En 2021, j'ai dressé le portrait d'une Yousafzai de 23 ans pour la couverture du British Vogue. La plus jeune prix Nobel au monde – elle a remporté le prix à 17 ans pour son plaidoyer en faveur de l'éducation des filles – venait d'obtenir son diplôme universitaire et commençait sa vie d'adulte.

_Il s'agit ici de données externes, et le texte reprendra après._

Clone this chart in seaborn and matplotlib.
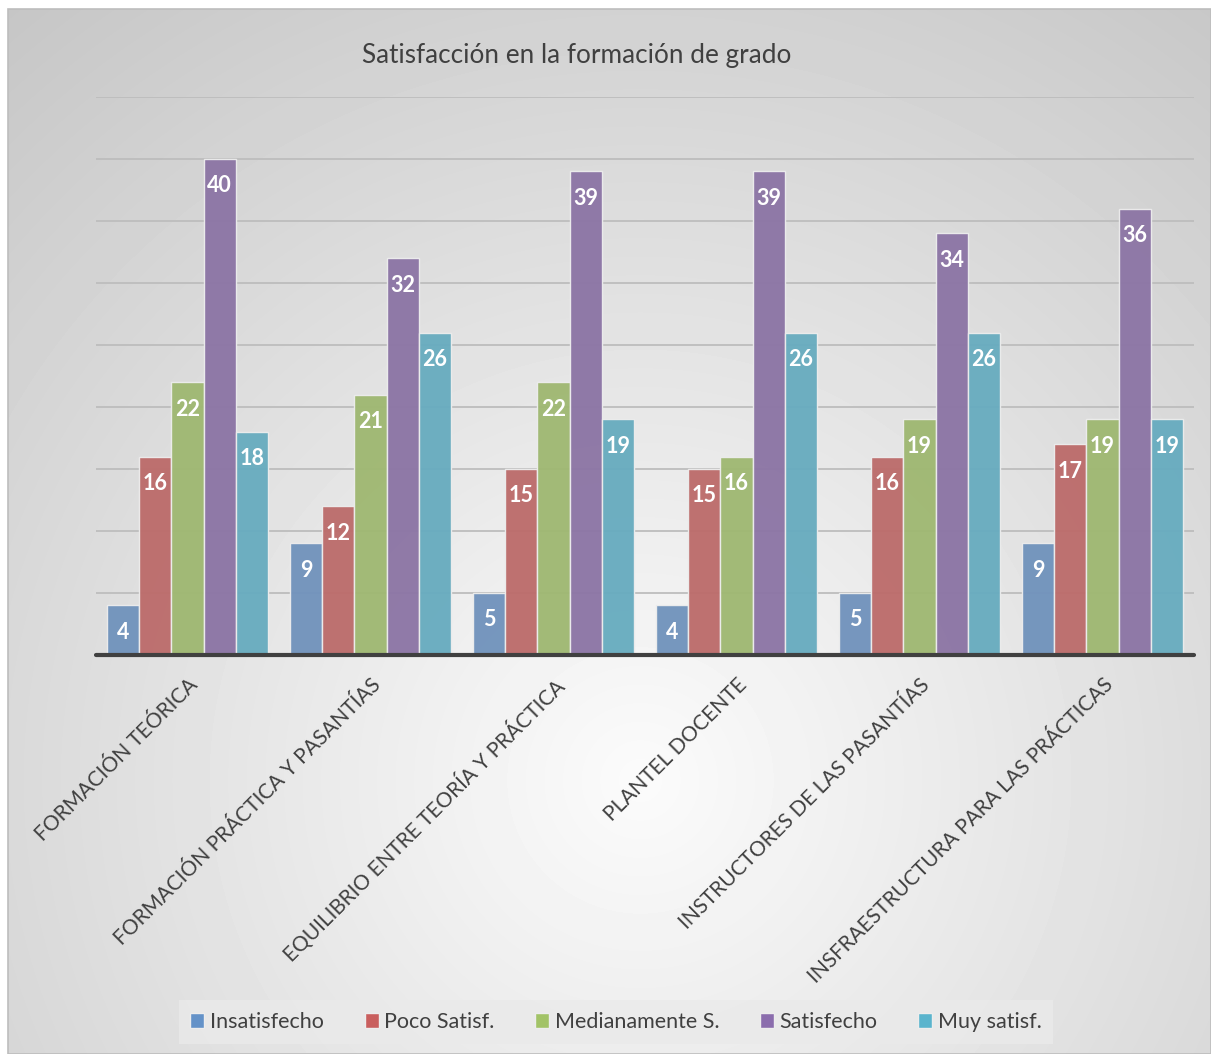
import numpy as np
import pandas as pd
import matplotlib.pyplot as plt
from matplotlib.patches import Rectangle
import seaborn as sns

categories = ["FORMACIÓN TEÓRICA", "FORMACIÓN PRÁCTICA Y PASANTÍAS",
              "EQUILIBRIO ENTRE TEORÍA Y PRÁCTICA", "PLANTEL DOCENTE",
              "INSTRUCTORES DE LAS PASANTÍAS", "INSFRAESTRUCTURA PARA LAS PRÁCTICAS"]
series = ["Insatisfecho", "Poco Satisf.", "Medianamente S.", "Satisfecho", "Muy satisf."]
insatisfecho = [4, 9, 5, 4, 5, 9]
poco_satisf = [16, 12, 15, 15, 16, 17]
medianamente = [22, 21, 22, 16, 19, 19]
satisfecho = [40, 32, 39, 39, 34, 36]
muy_satisf = [18, 26, 19, 26, 26, 19]
colors = ["#6492C8", "#C95F5E", "#A2C367", "#8B6DAD", "#5AB4CD"]

values = [insatisfecho, poco_satisf, medianamente, satisfecho, muy_satisf]
df = pd.DataFrame([(c, s, v) for s, vals in zip(series, values)
                   for c, v in zip(categories, vals)],
                  columns=["categoria", "serie", "valor"])

sns.set_theme(style="white")
plt.rcParams['font.family'] = ['Lato', 'DejaVu Sans']

fig = plt.figure(figsize=(12.11, 10.54), dpi=100)

# background with radial gradient and border
bg = fig.add_axes([0, 0, 1, 1], zorder=0)
bg.set_xlim(0, 1211)
bg.set_ylim(1054, 0)
bg.axis("off")
yy, xx = np.mgrid[9:1054, 8:1211]
d = np.sqrt((xx - 640) ** 2 + (yy - 780) ** 2)
g = np.clip(0.985 - d / 1000 * 0.21, 0, 1)
bg.imshow(g, cmap="gray", vmin=0, vmax=1, extent=(8, 1211, 1054, 9), aspect="auto")
bg.add_patch(Rectangle((8, 9), 1203, 1045, fill=False, edgecolor="#BDBDBD", lw=1.2))

ax = fig.add_axes([96 / 1211, 399 / 1054, 1098 / 1211, 558 / 1054], zorder=1)
ax.patch.set_alpha(0)

sns.barplot(data=df, x="categoria", y="valor", hue="serie", palette=colors,
            width=0.88, gap=0, alpha=0.96, edgecolor="#EDEDED", linewidth=1,
            ax=ax, zorder=3)

for cont in ax.containers:
    ax.bar_label(cont, padding=-27, color="white", fontsize=15.5,
                 fontweight="bold")

ax.set_xlim(-0.5, 5.5)
ax.set_ylim(0, 45)
ax.set_yticks(np.arange(0, 46, 5))
ax.set_yticklabels([])
ax.tick_params(axis="y", length=0)
ax.yaxis.grid(True, color="#BDBDBD", lw=1.3, zorder=0)
ax.set_axisbelow(True)
for sp in ax.spines.values():
    sp.set_visible(False)
ax.axhline(0, color="#404040", lw=3, zorder=5, clip_on=False)

ax.set_xlabel("")
ax.set_ylabel("")
ax.tick_params(axis="x", length=0, pad=14)
for lab in ax.get_xticklabels():
    lab.set_rotation(45)
    lab.set_ha("right")
    lab.set_rotation_mode("anchor")
    lab.set_fontsize(15)
    lab.set_color("#404040")

ax.legend_.remove()
handles = [Rectangle((0, 0), 1, 1, facecolor=c, edgecolor="#EDEDED") for c in colors]
leg = fig.legend(handles, series, loc="center", bbox_to_anchor=(616 / 1211, 32 / 1054),
                 ncol=5, frameon=True, fontsize=15.5, handlelength=0.65, handleheight=0.65,
                 handletextpad=0.25, columnspacing=1.9, fancybox=False,
                 borderpad=0.55)
leg.get_frame().set_facecolor("#EAEAEA")
leg.get_frame().set_edgecolor("none")
for t in leg.get_texts():
    t.set_color("#404040")

fig.text(577 / 1211, 1 - 56 / 1054, "Satisfacción en la formación de grado",
         ha="center", va="center", fontsize=18.8, color="#404040")

fig.savefig("out.png", dpi=100)
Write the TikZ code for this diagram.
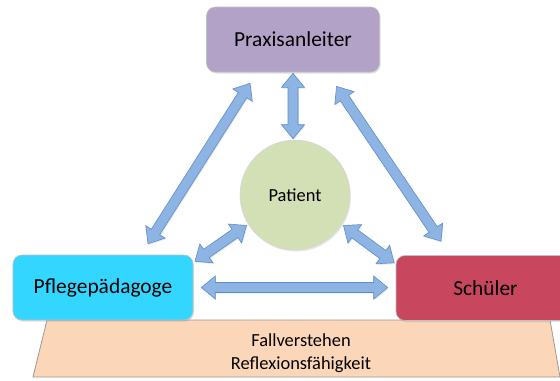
\documentclass[tikz,border=0pt]{standalone}
\usepackage{fontspec}
\setmainfont{Carlito}
\usetikzlibrary{calc, shadows}

\definecolor{paFill}{HTML}{B3A2C7}
\definecolor{ppFill}{HTML}{33D6FF}
\definecolor{scFill}{HTML}{C9465F}
\definecolor{patFill}{HTML}{D3DFB5}
\definecolor{baseFill}{HTML}{FBD6B8}
\definecolor{arrFill}{HTML}{8DB4E2}
\definecolor{arrLine}{HTML}{5B8FCF}

\begin{document}
\begin{tikzpicture}[x=1bp, y=-1bp,
    role/.style={draw=black!25, line width=0.6bp, rounded corners=9bp,
        minimum height=65bp, text=black,
        font=\fontsize{21.5}{24}\selectfont,
        drop shadow={shadow xshift=1bp, shadow yshift=-1.5bp, opacity=0.25}},
    dblarrow/.style={draw=arrLine, fill=arrFill, line width=0.6bp,
        drop shadow={shadow xshift=0.8bp, shadow yshift=-1.2bp, opacity=0.2},
        to path={
            ($(\tikztostart)!#1!(\tikztotarget)$) coordinate (tipA)
            ($(\tikztotarget)!#1!(\tikztostart)$) coordinate (tipB)
            ($(tipA)!14bp!(tipB)$) coordinate (neckA)
            ($(tipB)!14bp!(tipA)$) coordinate (neckB)
            (tipA) -- ($(neckA)!11.5bp!90:(tipB)$) -- ($(neckA)!5bp!90:(tipB)$)
            -- ($(neckB)!5bp!-90:(tipA)$) -- ($(neckB)!11.5bp!-90:(tipA)$)
            -- (tipB) -- ($(neckB)!11.5bp!90:(tipA)$) -- ($(neckB)!5bp!90:(tipA)$)
            -- ($(neckA)!5bp!-90:(tipB)$) -- ($(neckA)!11.5bp!-90:(tipB)$) -- cycle}},
    dblarrow/.default=0bp]
    \useasboundingbox (0,0) rectangle (560,380);

    % Basis
    \draw[fill=baseFill, draw=black!40, line width=0.8bp] (47,320) -- (550,320) -- (560,377) -- (33,377) -- cycle;
    \node[align=center, font=\fontsize{18.5}{23}\selectfont, text=black] (basis) at (301,353) {Fallverstehen\\Reflexionsfähigkeit};

    % Rollen
    \node[role, fill=paFill, minimum width=173bp] (pa) at (293,39.5) {Praxisanleiter};
    \node[role, fill=ppFill, minimum width=180bp] (pp) at (103,287.5) {Pflegepädagoge};
    \node[role, fill=scFill, minimum width=179bp] (sc) at (485.5,288) {Schüler};
    \node[circle, fill=patFill, draw=black!15, line width=0.6bp, minimum size=110bp,
        font=\fontsize{18.5}{20}\selectfont, text=black,
        drop shadow={shadow xshift=1bp, shadow yshift=-1.5bp, opacity=0.2}] (pat) at (295,195) {Patient};

    % Beziehungen
    \draw[dblarrow=1bp] (pa.south) to (pa.south |- pat.north);
    \draw[dblarrow=13bp] ([xshift=-36bp]pa.south) to ([xshift=38bp]pp.north);
    \draw[dblarrow=17bp] ([xshift=34bp]pa.south) to ([xshift=-35bp]sc.north);
    \draw[dblarrow=2bp] (pat.212) to ([yshift=25bp]pp.east);
    \draw[dblarrow=2bp] (pat.-32.5) to ([yshift=24bp]sc.west);
    \draw[dblarrow=8bp] (pp.east) to (pp.east -| sc.west);
\end{tikzpicture}
\end{document}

Yousafzai a commencé son activisme à l'âge de 11 ans. Son père, Ziauddin, est un militant de l'éducation, et elle a suivi ses traces, écrivant un blog pour BBC Urdu sur sa vie alors que les Talibans fermaient les écoles pour filles dans la vallée de Swat, au Pakistan, où elle vivait. À 15 ans, un homme armé taliban lui a tiré une balle dans la tête dans son bus scolaire. Elle a été évacuée vers le Royaume-Uni pour y être soignée, a connu une guérison remarquable et s'est installée avec sa famille à Birmingham, où elle a fréquenté le lycée tout en continuant à militer pour l'éducation des filles dans le monde entier.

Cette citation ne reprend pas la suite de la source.